I saw the animated film version of that movie when I was a wee lad in 1978. Most of the kids' movies I had seen up to that point were Disney stories full of cheeriness and light. That one featured dying bunnies! I bawled through many parts of it. I have to admit that was a real problem; at that age, I wasn't really able to understand some of the deeper things going on. I was just sad at watching bunnies die.

http://en.wikipedia.org/wiki/Watership_Down

[snip]

Watership Down has been described as an allegory, with the labours of Hazel, Fiver, Bigwig, and Silver "mirror[ing] the timeless struggles between tyranny and freedom, reason and blind emotion, and the individual and the corporate state."[17] Adams draws on classical heroic and quest themes from Homer and Virgil, creating a story with epic motifs.[18]

[snip]

The book explores the themes of exile, survival, heroism, political responsibility, and the "making of a hero and a community".[20] Joan Bridgman's analysis of Adams's works in The Contemporary Review identifies the community and hero motifs: "[T]he hero's journey into a realm of terrors to bring back some boon to save himself and his people" is a powerful element in Adams's tale. This theme derives from the author's exposure to the works of mythologist Joseph Campbell, especially his study of comparative mythology, The Hero with a Thousand Faces (1949), and in particular, Campbell's "monomyth" theory, also based on Carl Jung's view of the unconscious mind, that "all the stories in the world are really one story.".[18]

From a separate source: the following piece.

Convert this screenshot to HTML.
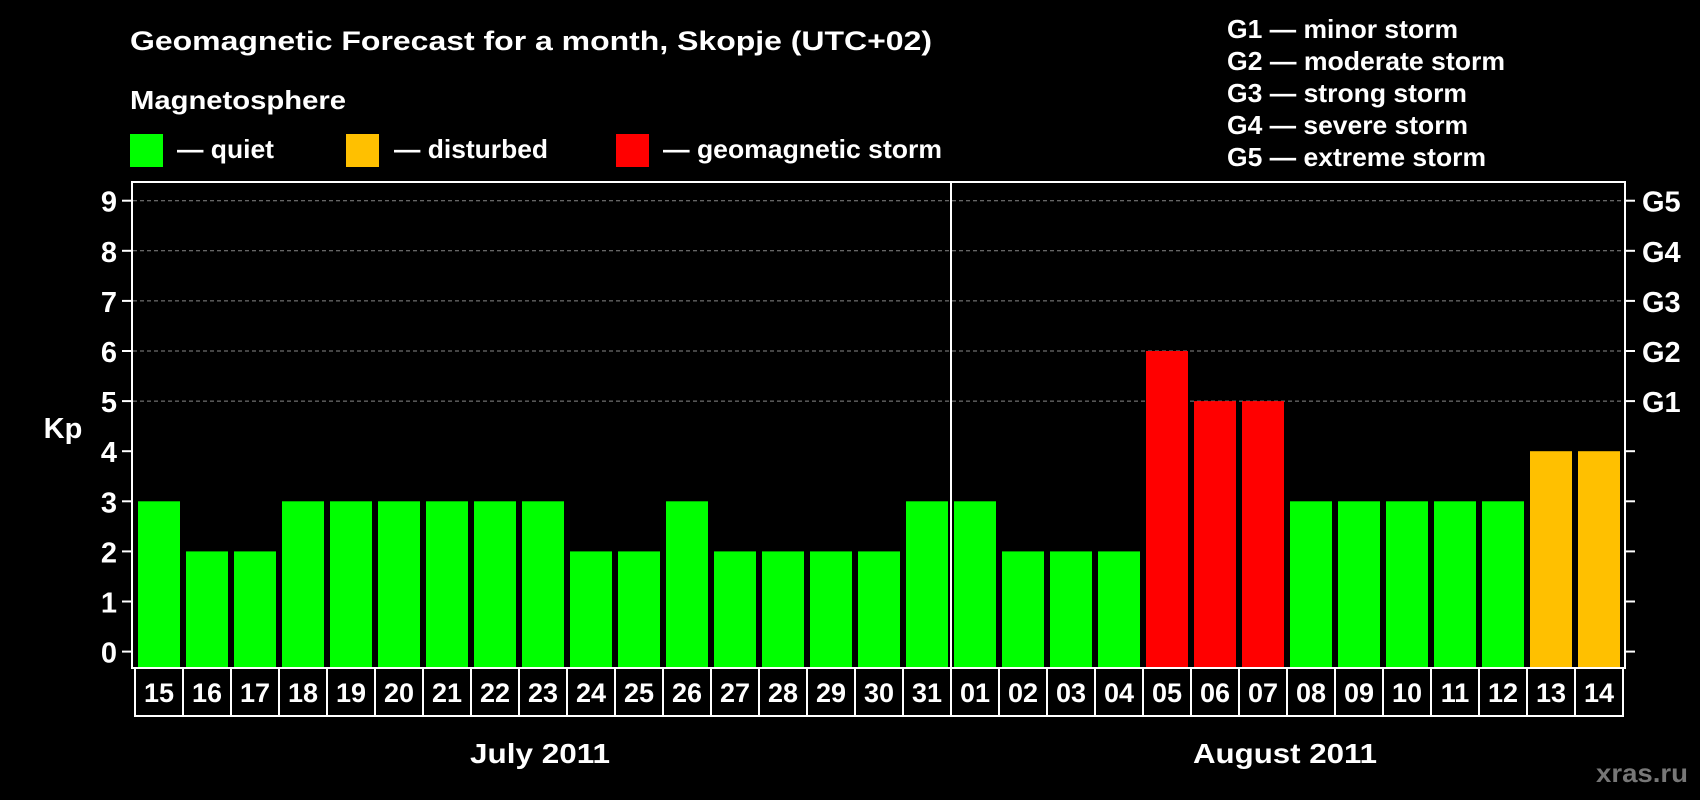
<!DOCTYPE html>
<html><head><meta charset="utf-8"><style>
html,body{margin:0;padding:0;background:#000;}
svg{display:block;font-family:"Liberation Sans",Arial,sans-serif;font-weight:bold;}
</style></head><body>
<svg id="chart" width="1700" height="800" viewBox="0 0 1700 800">
<rect x="0" y="0" width="1700" height="800" fill="#000"/>
<text x="130" y="50" fill="#fff" font-size="27" textLength="802" lengthAdjust="spacingAndGlyphs">Geomagnetic Forecast for a month, Skopje (UTC+02)</text>
<text x="130" y="109" fill="#fff" font-size="26" textLength="216" lengthAdjust="spacingAndGlyphs">Magnetosphere</text>
<g>
<rect x="130" y="134" width="33" height="33" fill="#00ff00"/>
<text x="177" y="158" fill="#fff" font-size="26" textLength="97" lengthAdjust="spacingAndGlyphs">— quiet</text></g>
<g>
<rect x="346" y="134" width="33" height="33" fill="#ffc000"/>
<text x="394" y="158" fill="#fff" font-size="26" textLength="154" lengthAdjust="spacingAndGlyphs">— disturbed</text></g>
<g>
<rect x="616" y="134" width="33" height="33" fill="#ff0000"/>
<text x="663" y="158" fill="#fff" font-size="26" textLength="279" lengthAdjust="spacingAndGlyphs">— geomagnetic storm</text></g>
<g fill="#fff" font-size="26">
<text x="1227" y="38" textLength="231" lengthAdjust="spacingAndGlyphs">G1 — minor storm</text>
<text x="1227" y="70" textLength="278" lengthAdjust="spacingAndGlyphs">G2 — moderate storm</text>
<text x="1227" y="102" textLength="240" lengthAdjust="spacingAndGlyphs">G3 — strong storm</text>
<text x="1227" y="134" textLength="241" lengthAdjust="spacingAndGlyphs">G4 — severe storm</text>
<text x="1227" y="166" textLength="259" lengthAdjust="spacingAndGlyphs">G5 — extreme storm</text>
</g>
<text x="63" y="438" fill="#fff" font-size="29" text-anchor="middle">Kp</text>
<g id="plot"></g>
<text x="540" y="763" fill="#fff" font-size="28" text-anchor="middle" textLength="140" lengthAdjust="spacingAndGlyphs">July 2011</text>
<text x="1285" y="763" fill="#fff" font-size="28" text-anchor="middle" textLength="184" lengthAdjust="spacingAndGlyphs">August 2011</text>
<text x="1688" y="782" fill="#777" font-size="26" text-anchor="end" textLength="92" lengthAdjust="spacingAndGlyphs">xras.ru</text>
</svg>
<script>
const days = ["15","16","17","18","19","20","21","22","23","24","25","26","27","28","29","30","31","01","02","03","04","05","06","07","08","09","10","11","12","13","14"];
const kpValues = [3,2,2,3,3,3,3,3,3,2,2,3,2,2,2,2,3,3,2,2,2,6,5,5,3,3,3,3,3,4,4];
const yTicks = [0,1,2,3,4,5,6,7,8,9];
const gLabels = ["G1","G2","G3","G4","G5"];
const gValues = [5,6,7,8,9];

const NS = "http://www.w3.org/2000/svg";
const plot = document.getElementById("plot");
const left = 135, step = 48, barW = 42;
const y0 = 651.6, unit = 50.1;
const frameTop = 182, frameBot = 668;
const yS = v => y0 - v * unit;
const xS = i => left + step * i;
function mk(tag, attrs){const e=document.createElementNS(NS,tag);for(const k in attrs)e.setAttribute(k,attrs[k]);plot.appendChild(e);return e;}
function color(v){return v>=5?"#ff0000":(v>=4?"#ffc000":"#00ff00");}

gValues.forEach(v=>{
  const l=mk("line",{x1:133,x2:1623,y1:yS(v),y2:yS(v),stroke:"#888","stroke-width":1,"stroke-dasharray":"4,3"});
  
  
});
kpValues.forEach((v,i)=>{
  const r=mk("rect",{x:xS(i)+3,y:yS(v),width:barW,height:frameBot-yS(v),fill:color(v)});
  
  
});
const fr=mk("rect",{x:132,y:frameTop,width:1493,height:frameBot-frameTop,fill:"none",stroke:"#fff","stroke-width":2});


const dv=mk("line",{x1:xS(17),x2:xS(17),y1:frameTop,y2:frameBot,stroke:"#fff","stroke-width":2});


yTicks.forEach(v=>{
  const t=mk("line",{x1:122,x2:132,y1:yS(v),y2:yS(v),stroke:"#fff","stroke-width":2});
  
  
  const t2=mk("line",{x1:1625,x2:1635,y1:yS(v),y2:yS(v),stroke:"#fff","stroke-width":2});
  
  
  const lb=mk("text",{x:117,y:yS(v)+11,fill:"#fff","font-size":29,"text-anchor":"end"});
  lb.textContent=v;
  
  
});
gLabels.forEach((g,i)=>{
  const lb=mk("text",{x:1642,y:yS(gValues[i])+11,fill:"#fff","font-size":29});
  lb.textContent=g;
  
  
});
days.forEach((d,i)=>{
  const b=mk("rect",{x:xS(i),y:frameBot,width:step,height:48,fill:"none",stroke:"#fff","stroke-width":2});
  
  
  const t=mk("text",{x:xS(i)+step/2,y:frameBot+34,fill:"#fff","font-size":27,"text-anchor":"middle"});
  t.textContent=d;
  
  
});
</script>
</body></html>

The concept of the hero has invited comparisons between Watership Down's characters and those in Homer's Odyssey and Virgil's Aeneid.[17] Hazel's courage, Bigwig's strength, Blackberry's ingenuity and craftiness, and Dandelion's and Bluebell's poetry and storytelling all have parallels in the epic poem Odyssey.[21] Kenneth Kitchell declared, "Hazel stands in the tradition of Odysseus, Aeneas, and others".[22] Tolkien scholar John Rateliff calls Adams's novel an Aeneid "what-if" book: what if the seer Cassandra (Fiver) had been believed and she and a company had fled Troy (Sandleford Warren) before its destruction? What if Hazel and his companions, like Aeneas, encounter a seductive home at Cowslip's Warren (Land of the Lotus Eaters)? Rateliff goes on to compare the rabbits' battle with Woundwart's Efrafans to Aeneas's fight with Turnus's Latins. "By basing his story on one of the most popular books of the Middle Ages and Renaissance, Adams taps into a very old myth: the flight from disaster, the heroic refugee in search of a new home, a story that was already over a thousand years old when Virgil told it in 19 BC."[4]

[snip]

# In Stephen King's novel The Stand, protagonist Stu Redman reads Watership Down non-stop for two days.

# In ABC TV's show Lost, one of the main characters, Sawyer, is shown several times reading the book.

# In the film Donnie Darko, the book and its film adaptation are viewed and discussed.

[snip][end]

There's some "young adult fiction" that's crap. Don't even talk to me about Twilight.

But I think WD is a lot like HG; it draws its power from invoking powerful myths (in this case, the Aeneid or the Odyssey, instead of Theseus and the Minotaur.)